Rubbing elbows with important persons after the film festival. —19 Mar.

Every discussion group participant (other than the facilitators) is here with me! —20 Mar.

Having keys duplicated. —21 Mar.

21 March 2015

📽 Of the shorts I’ve viewed in the Queens World Film Festival this year , a surprisingly common theme is haircutting . Barrio Boy , The Dum Dum Capital of the World and The Way You Love all had extended haircutting scenes during which a character’s thoughts are revealed . ✂💇

16 March 2015

💤 I dreamed I was having a big celebratory meal at an Asian restaurant with many friends present and showing off a sexy new boyfriend seated next to me whom I’d invited as my date. Unfortunately, he got up to go to the washroom and never returned. I even checked in the two washrooms and couldn’t find him. I was so embarrassed that I ate alone at a largish table in an entirely different part of the restaurant, although I was later joined by other customers and, eventually, friends of mine from the party. At least the food was good (and it was only a dream). 😞

11 March 2015

Rain was pouring last week and the ponding on the sidewalks was so bad that it was sometimes impossible for me to span some of the lakes. A reasonable person might assume it was due to a combination of the rain and of the higher temperatures’ melting the snow and ice already on the ground, but I know it was really due to Israel’s opening up a dam in order to terrorize the people of my neighborhood.

#FloodLibel

25 January 2015

💭 🐠🐟 It can be relaxing and peaceful to watch fish in an aquarium and tell them your secrets. Don’t worry: Fish won’t give away any of your secrets. Well, except for the sole. I suspect it may be a gossip or blabbermouth. You know the old expression: “Don’t tell a sole.”

09 January 2015

🍴🐟 At the restaurant, I ordered a spicy rohu dish and the server called the fish by its Bengali name, rui (রুই). Then I encountered a neighbor in the market who described my faux fur hat as “Muscovite.”

Tree over the ḥalal cart


My current cover photo/header photo on the social networking sites.

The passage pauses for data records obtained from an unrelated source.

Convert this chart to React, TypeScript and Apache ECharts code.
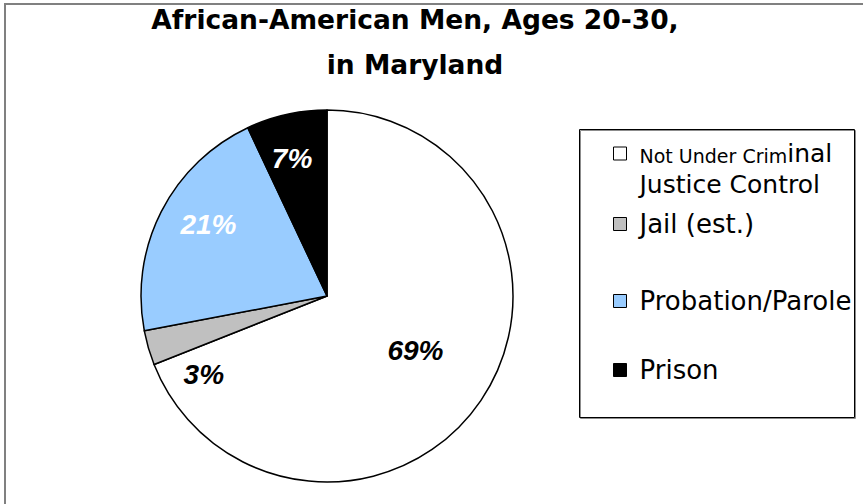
import React, { useEffect, useRef } from "react";
import * as echarts from "echarts";

const titleLines = ["African-American Men, Ages 20-30,", "in Maryland"];
const categories = ["Not Under Criminal Justice Control", "Jail (est.)", "Probation/Parole", "Prison"];
const values = [69, 3, 21, 7];
const colors = ["#FFFFFF", "#C0C0C0", "#99CCFF", "#000000"];
const labelColors = ["#000000", "#000000", "#FFFFFF", "#FFFFFF"];
const labelOffsets: [number, number][] = [[9, 1], [-31, 52], [-33, -28], [-14, -44]];
const legendTops = [141, 210, 287, 356];

export default function App() {
  const ref = useRef<HTMLDivElement>(null);
  useEffect(() => {
    if (!ref.current) return;
    const chart = echarts.init(ref.current, undefined, { renderer: "svg" });
    const legends = categories.map((name, i) => {
      const first = i === 0;
      return {
        show: true,
        orient: "vertical",
        left: 613,
        top: legendTops[i],
        padding: 0,
        itemWidth: 13,
        itemHeight: 13,
        icon: "rect",
        selectedMode: false,
        data: [name],
        itemStyle: { borderColor: "#000", borderWidth: 1 },
        formatter: first ? () => "{s|Not Under Crim}{b|inal}\n{c|Justice Control}" : undefined,
        textStyle: first
          ? {
              fontFamily: "DejaVu Sans",
              color: "#000",
              padding: [36, 0, 0, 8],
              rich: {
                s: { fontFamily: "DejaVu Sans", fontSize: 19, color: "#000", padding: [4, 0, 0, 0] },
                b: { fontFamily: "DejaVu Sans", fontSize: 25, color: "#000" },
                c: { fontFamily: "DejaVu Sans", fontSize: 25, color: "#000", lineHeight: 36 },
              },
            }
          : {
              fontFamily: "DejaVu Sans",
              fontSize: 26,
              lineHeight: 28,
              color: "#000",
              padding: [0, 0, 0, 8],
            },
      };
    });
    chart.setOption({
      animation: false,
      backgroundColor: "#FFFFFF",
      title: {
        text: titleLines.join("\n"),
        left: 415,
        textAlign: "center",
        top: -3.5,
        padding: 0,
        textStyle: {
          fontFamily: "DejaVu Sans",
          fontWeight: "bold",
          fontSize: 26.5,
          lineHeight: 45,
          color: "#000",
        },
      },
      legend: legends,
      graphic: [
        {
          type: "rect",
          shape: { x: 5, y: 4, width: 900, height: 600 },
          style: { fill: "none", stroke: "#808080", lineWidth: 2 },
          silent: true,
        },
        {
          type: "rect",
          shape: { x: 579.5, y: 129.5, width: 275, height: 288 },
          style: {
            fill: "none",
            stroke: "#000",
            lineWidth: 1,
            shadowColor: "rgba(0,0,0,0.45)",
            shadowOffsetX: 1,
            shadowOffsetY: 1,
            shadowBlur: 1,
          },
          silent: true,
          z: -1,
        },
      ],
      series: [
        {
          type: "pie",
          center: [327, 296],
          radius: [0, 186],
          startAngle: 90,
          clockwise: true,
          avoidLabelOverlap: false,
          emphasis: { disabled: true },
          itemStyle: { borderColor: "#000", borderWidth: 1.5 },
          label: {
            show: true,
            position: "inside",
            formatter: "{c}%",
            fontFamily: "Liberation Sans",
            fontStyle: "italic",
            fontWeight: "bold",
            fontSize: 28,
          },
          labelLine: { show: false },
          data: categories.map((name, i) => ({
            name,
            value: values[i],
            itemStyle: { color: colors[i] },
            label: { color: labelColors[i], offset: labelOffsets[i] },
          })),
        },
      ],
    });
    return () => chart.dispose();
  }, []);
  return (
    <div
      ref={ref}
      style={{ position: "absolute", left: 0, top: 0, width: 863, height: 504, background: "#fff" }}
    />
  );
}
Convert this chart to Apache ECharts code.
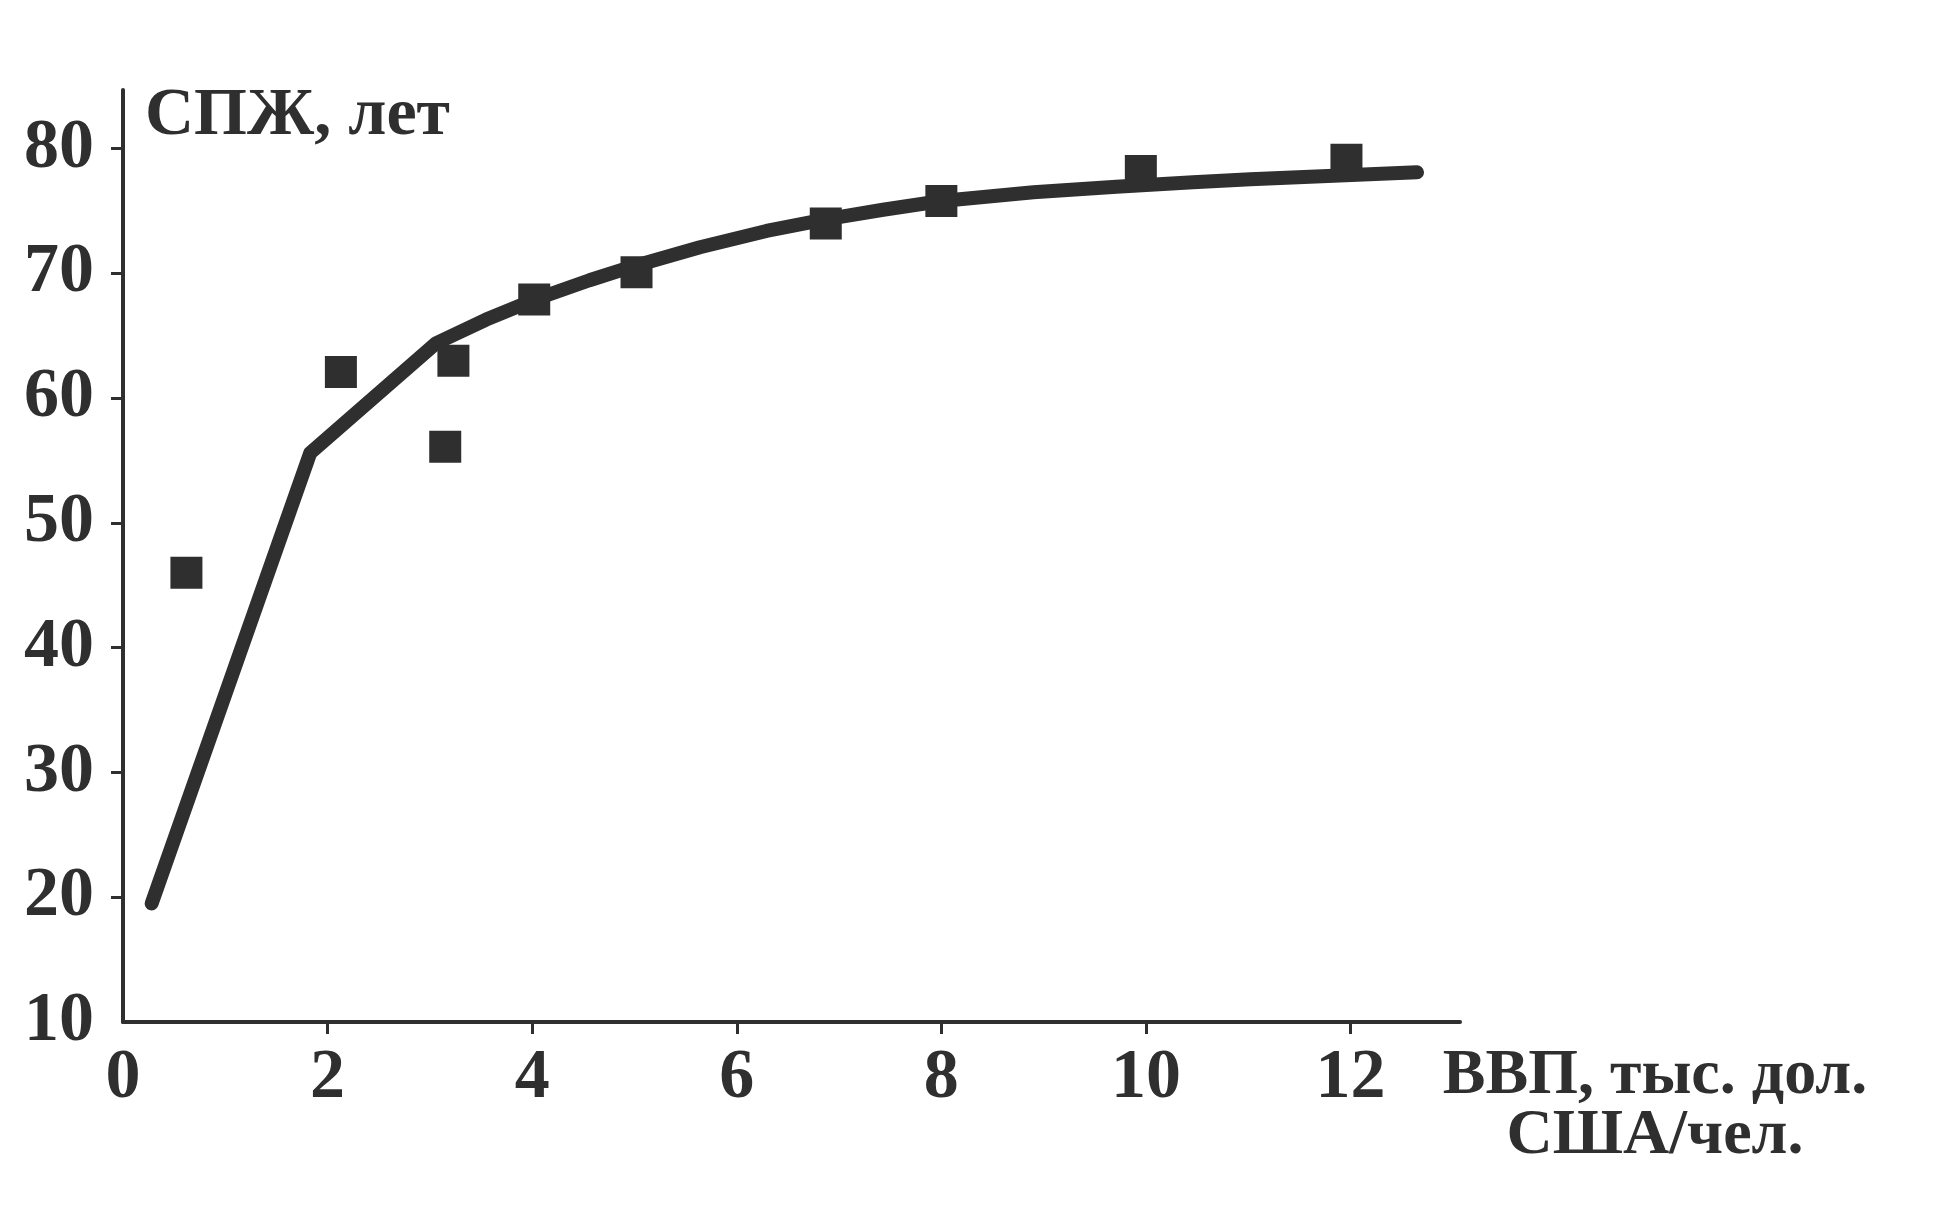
<!DOCTYPE html>
<html>
<head>
<meta charset="utf-8">
<script src="https://cdn.jsdelivr.net/npm/echarts@6/dist/echarts.min.js"></script>
<style>
html,body{margin:0;padding:0;background:#ffffff;}
#chart{width:1942px;height:1209px;}
</style>
</head>
<body>
<div id="chart"></div>
<script>
// GDP per capita (thousand USD) vs life expectancy (years)
var pointX = [0.62, 2.13, 3.15, 3.23, 4.02, 5.02, 6.87, 8.0, 9.95, 11.96];
var pointY = [46.0, 62.1, 56.1, 63.0, 67.9, 70.1, 74.0, 75.8, 78.2, 79.1];
var curveX = [0.28, 1.83, 3.06, 3.55, 4.04, 4.56, 5.0, 5.64, 6.29, 6.88, 7.43, 8.0, 8.9, 9.71, 10.46, 11.02, 12.65];
var curveY = [19.5, 55.6, 64.4, 66.3, 67.95, 69.45, 70.6, 72.1, 73.4, 74.35, 75.1, 75.8, 76.5, 76.95, 77.3, 77.55, 78.1];
var xTickValues = [2, 4, 6, 8, 10, 12];
var xLabelValues = [0, 2, 4, 6, 8, 10, 12];
var yTickValues = [20, 30, 40, 50, 60, 70, 80];
var yLabelValues = [10, 20, 30, 40, 50, 60, 70, 80];
var yName = 'СПЖ, лет';
var xName = 'ВВП, тыс. дол.\nСША/чел.';

var ink = '#2f2f2f';
var font = 'Liberation Serif';

var scatterData = pointX.map(function (x, i) { return [x, pointY[i]]; });
var curveData = curveX.map(function (x, i) { return [x, curveY[i]]; });

var chart = echarts.init(document.getElementById('chart'));
chart.setOption({
  backgroundColor: '#ffffff',
  animation: false,
  grid: { left: 123, right: 482, top: 90, bottom: 187, containLabel: false },
  xAxis: {
    type: 'value',
    min: 0,
    max: 13.07,
    interval: 2,
    splitLine: { show: false },
    axisLine: { show: true, lineStyle: { color: ink, width: 4 } },
    axisTick: { show: true, length: 12, customValues: xTickValues, lineStyle: { color: ink, width: 3 } },
    axisLabel: {
      customValues: xLabelValues,
      margin: 22,
      color: ink,
      fontFamily: font,
      fontWeight: 'bold',
      fontSize: 70
    },
    name: xName,
    nameLocation: 'end',
    nameGap: 195,
    nameTextStyle: {
      color: ink,
      fontFamily: font,
      fontWeight: 'bold',
      fontSize: 64,
      lineHeight: 60,
      align: 'center',
      verticalAlign: 'top',
      padding: [24, 0, 0, 0]
    }
  },
  yAxis: {
    type: 'value',
    min: 10,
    max: 84.7,
    interval: 10,
    splitLine: { show: false },
    axisLine: { show: true, lineStyle: { color: ink, width: 4 } },
    axisTick: { show: true, length: 12, customValues: yTickValues, lineStyle: { color: ink, width: 3 } },
    axisLabel: {
      customValues: yLabelValues,
      margin: 29,
      color: ink,
      fontFamily: font,
      fontWeight: 'bold',
      fontSize: 70
    },
    name: yName,
    nameLocation: 'end',
    nameGap: 8,
    nameTextStyle: {
      color: ink,
      fontFamily: font,
      fontWeight: 'bold',
      fontSize: 68,
      align: 'left',
      verticalAlign: 'top',
      padding: [0, 0, 0, 22]
    }
  },
  series: [
    {
      type: 'line',
      data: curveData,
      showSymbol: false,
      smooth: false,
      lineStyle: { color: ink, width: 14, cap: 'round', join: 'round' },
      z: 2
    },
    {
      type: 'scatter',
      data: scatterData,
      symbol: 'rect',
      symbolSize: 32,
      itemStyle: { color: ink, opacity: 1 },
      z: 3
    }
  ]
});
</script>
</body>
</html>
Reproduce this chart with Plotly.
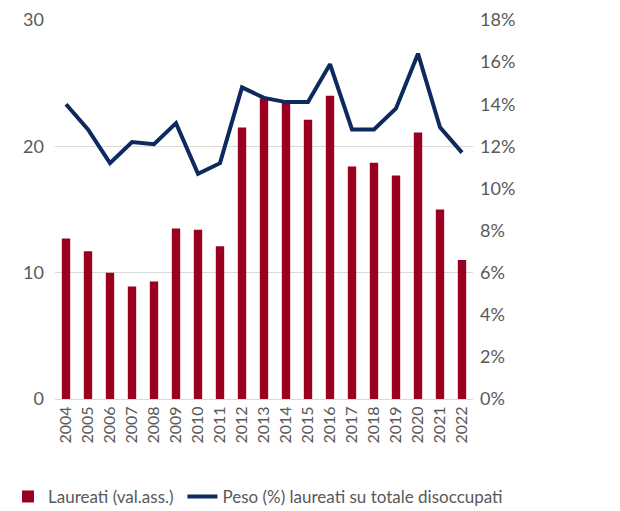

Tree over the ḥalal cart, 37th Avenue and 74th Street, Jackson Heights, 27 January 2013. (Photograph by Elyaqim Mosheh Adam.)

IMG_1675.jpg, taken with iPhone 4. See the rest of my photos in the album January 2013.
🌡✉🍴 I have convinced myself I have the mettle and personal responsibility to go out now in the middle of the night (01:15) in the extreme coldness (18°F) to do an important task (mailing my maintenance payment) but I acknowledge that’s only if I get some food in the process. Let’s see if I can get some real food at a nearby 24‐hour restaurant rather than indulge in discount leftover Christmas sweets at the drug store (if they’re even still available).